Tout à fait, on ne peut obliger quelqu'un à accomplir, de manière ciblée et délibérée, et donc en pleine connaissance de la religion de la personne visée, un acte contraire à sa foi. En revanche, si la loi est de ne pas faire de discrimination, et que le musulman refuse la règle commune au nom de sa foi, il impose sa foi en tant que nouvelle loi pour en faire un élément de distinction et de ségrégation, il suppose la loi religieuse supérieure à la loi républicaine, et ce n'est pas acceptable légalement.

Ainsi, obliger un musulman à manger du porc parce qu'il est musulman est illégal, mais demander à un citoyen, quelle que soit sa religion, de manger un plat à la cantine scolaire et laïque contenant du porc, sous peine d'exclusion de la cantine scolaire, est légal. (le règlement ayant été au préalable présenté à tous les parents d'élèves, sans distinction de religion, et signé par eux, pour être sûr qu'il n'y ait pas de quiproquo).

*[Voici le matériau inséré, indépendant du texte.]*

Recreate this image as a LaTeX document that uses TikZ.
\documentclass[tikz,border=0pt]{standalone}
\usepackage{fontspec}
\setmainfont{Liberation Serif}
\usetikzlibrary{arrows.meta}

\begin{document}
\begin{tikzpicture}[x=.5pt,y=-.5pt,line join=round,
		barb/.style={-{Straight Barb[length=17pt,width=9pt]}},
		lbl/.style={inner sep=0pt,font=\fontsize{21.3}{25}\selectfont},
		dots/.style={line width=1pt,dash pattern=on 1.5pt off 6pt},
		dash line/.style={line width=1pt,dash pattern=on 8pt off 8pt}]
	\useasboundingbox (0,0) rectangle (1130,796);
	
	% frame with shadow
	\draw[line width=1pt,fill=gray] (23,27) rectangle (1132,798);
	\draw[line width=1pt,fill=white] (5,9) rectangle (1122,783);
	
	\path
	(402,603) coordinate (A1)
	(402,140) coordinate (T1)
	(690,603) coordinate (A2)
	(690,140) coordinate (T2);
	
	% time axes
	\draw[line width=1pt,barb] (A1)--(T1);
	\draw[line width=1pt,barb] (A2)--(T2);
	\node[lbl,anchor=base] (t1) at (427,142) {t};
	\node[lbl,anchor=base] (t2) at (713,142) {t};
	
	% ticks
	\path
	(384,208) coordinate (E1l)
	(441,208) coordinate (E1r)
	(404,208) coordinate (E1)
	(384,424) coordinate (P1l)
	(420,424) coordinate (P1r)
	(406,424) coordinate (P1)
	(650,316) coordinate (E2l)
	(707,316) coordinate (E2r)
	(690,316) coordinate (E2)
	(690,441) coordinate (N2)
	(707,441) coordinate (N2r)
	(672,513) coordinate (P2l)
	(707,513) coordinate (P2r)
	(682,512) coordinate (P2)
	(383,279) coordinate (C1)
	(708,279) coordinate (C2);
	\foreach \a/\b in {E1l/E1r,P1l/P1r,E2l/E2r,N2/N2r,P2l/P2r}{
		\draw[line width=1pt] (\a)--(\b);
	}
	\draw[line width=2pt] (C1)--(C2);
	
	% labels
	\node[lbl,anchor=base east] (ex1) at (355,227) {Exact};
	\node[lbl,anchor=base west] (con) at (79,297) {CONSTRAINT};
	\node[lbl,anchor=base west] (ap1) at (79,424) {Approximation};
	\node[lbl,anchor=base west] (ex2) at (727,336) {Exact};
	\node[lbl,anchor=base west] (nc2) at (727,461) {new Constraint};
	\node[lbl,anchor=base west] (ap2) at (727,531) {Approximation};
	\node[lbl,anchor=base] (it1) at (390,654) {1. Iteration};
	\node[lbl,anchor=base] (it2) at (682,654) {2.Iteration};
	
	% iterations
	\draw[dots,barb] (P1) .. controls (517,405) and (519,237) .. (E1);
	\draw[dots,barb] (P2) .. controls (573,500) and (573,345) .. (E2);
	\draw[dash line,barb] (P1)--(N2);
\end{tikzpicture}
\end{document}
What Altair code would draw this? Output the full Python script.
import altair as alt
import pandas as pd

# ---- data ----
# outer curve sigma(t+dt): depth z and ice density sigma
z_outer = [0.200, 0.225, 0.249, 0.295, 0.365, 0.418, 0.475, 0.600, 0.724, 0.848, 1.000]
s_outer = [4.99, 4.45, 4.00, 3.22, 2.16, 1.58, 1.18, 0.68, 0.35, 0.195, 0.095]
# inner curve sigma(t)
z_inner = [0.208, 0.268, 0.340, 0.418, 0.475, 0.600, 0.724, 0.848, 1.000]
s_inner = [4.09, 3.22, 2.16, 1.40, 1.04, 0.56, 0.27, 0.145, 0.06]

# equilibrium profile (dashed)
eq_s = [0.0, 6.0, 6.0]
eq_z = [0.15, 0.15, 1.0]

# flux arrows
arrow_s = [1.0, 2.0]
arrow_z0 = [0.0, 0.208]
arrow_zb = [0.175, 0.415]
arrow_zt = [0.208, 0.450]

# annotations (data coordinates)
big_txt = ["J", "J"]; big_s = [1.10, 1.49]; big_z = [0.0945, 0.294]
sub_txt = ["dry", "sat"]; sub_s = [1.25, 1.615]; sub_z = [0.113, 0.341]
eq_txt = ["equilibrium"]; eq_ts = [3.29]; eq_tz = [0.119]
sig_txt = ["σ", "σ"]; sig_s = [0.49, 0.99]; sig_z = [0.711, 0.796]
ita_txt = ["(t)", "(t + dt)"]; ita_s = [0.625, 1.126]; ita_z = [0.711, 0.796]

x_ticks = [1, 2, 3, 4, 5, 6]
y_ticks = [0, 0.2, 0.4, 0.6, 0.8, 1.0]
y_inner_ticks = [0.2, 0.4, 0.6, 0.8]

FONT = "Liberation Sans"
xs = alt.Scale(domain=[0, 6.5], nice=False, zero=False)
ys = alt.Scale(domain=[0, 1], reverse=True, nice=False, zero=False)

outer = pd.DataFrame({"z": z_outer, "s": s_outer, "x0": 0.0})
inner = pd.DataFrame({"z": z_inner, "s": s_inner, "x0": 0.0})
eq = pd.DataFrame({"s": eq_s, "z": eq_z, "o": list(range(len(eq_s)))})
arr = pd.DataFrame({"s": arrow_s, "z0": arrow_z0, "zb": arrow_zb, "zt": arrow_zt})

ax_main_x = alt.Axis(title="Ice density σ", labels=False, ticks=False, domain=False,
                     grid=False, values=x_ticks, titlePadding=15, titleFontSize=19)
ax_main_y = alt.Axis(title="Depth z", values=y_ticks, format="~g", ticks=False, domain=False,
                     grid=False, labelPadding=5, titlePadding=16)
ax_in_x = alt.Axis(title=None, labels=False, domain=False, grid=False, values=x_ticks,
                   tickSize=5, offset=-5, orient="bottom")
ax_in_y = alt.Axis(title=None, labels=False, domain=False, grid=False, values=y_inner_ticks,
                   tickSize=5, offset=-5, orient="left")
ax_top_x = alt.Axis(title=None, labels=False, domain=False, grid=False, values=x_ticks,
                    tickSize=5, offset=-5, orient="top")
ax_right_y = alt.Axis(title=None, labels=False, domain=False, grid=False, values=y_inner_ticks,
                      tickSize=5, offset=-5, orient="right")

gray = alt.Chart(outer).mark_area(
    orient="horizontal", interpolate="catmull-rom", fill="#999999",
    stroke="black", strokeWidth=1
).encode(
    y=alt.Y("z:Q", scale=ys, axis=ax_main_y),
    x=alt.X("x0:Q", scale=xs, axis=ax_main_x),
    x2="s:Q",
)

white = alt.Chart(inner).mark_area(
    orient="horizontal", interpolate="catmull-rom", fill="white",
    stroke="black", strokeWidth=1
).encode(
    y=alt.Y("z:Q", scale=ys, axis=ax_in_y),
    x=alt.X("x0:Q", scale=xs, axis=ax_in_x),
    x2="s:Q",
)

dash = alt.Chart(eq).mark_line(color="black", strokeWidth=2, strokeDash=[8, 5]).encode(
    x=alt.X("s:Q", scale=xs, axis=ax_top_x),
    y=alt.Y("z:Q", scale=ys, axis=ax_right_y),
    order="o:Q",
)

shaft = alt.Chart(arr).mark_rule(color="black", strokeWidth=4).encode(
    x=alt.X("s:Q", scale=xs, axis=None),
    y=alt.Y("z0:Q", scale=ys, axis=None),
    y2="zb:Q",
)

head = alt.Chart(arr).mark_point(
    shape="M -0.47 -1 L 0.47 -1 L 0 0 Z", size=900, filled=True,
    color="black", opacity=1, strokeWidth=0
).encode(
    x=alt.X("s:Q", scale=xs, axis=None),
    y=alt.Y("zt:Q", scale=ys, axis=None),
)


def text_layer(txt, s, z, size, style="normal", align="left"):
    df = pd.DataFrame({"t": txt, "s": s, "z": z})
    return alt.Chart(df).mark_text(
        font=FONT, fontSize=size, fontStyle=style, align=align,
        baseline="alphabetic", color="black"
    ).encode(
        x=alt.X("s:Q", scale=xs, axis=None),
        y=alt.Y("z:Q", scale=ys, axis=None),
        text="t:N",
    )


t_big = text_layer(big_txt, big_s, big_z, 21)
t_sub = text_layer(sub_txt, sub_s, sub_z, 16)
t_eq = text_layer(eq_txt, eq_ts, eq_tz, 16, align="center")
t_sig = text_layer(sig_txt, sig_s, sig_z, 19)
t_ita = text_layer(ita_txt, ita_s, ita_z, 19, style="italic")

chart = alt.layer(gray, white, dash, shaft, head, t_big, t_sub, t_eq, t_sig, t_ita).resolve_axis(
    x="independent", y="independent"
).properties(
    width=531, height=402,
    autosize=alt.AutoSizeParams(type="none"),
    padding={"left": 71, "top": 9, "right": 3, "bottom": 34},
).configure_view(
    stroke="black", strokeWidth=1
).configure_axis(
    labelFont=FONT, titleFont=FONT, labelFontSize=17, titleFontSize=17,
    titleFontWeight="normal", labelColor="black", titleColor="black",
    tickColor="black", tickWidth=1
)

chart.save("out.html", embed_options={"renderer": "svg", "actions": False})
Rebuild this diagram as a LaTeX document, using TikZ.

Tout le problème est l'intention du proposant, et sa volonté ou non de faire de la discrimination. En France, il y a toujours eu du porc servi plusieurs fois par mois dans les cantines scolaires, sans menu de substitution, et revenir sur cette tradition revient à prendre en compte la religion des élèves pour en faire un élément de discrimination, et finalement de prosélytisme, puisqu'il permet d'assurer aux parents musulmans la continuité et le développement de leur religion jusque dans l'espace public, par le moyen de l'administration publique acquise illégalement à la cause du développement de la religion musulmane dans les écoles publiques, alors que la laïcité interdit ce genre de démarche.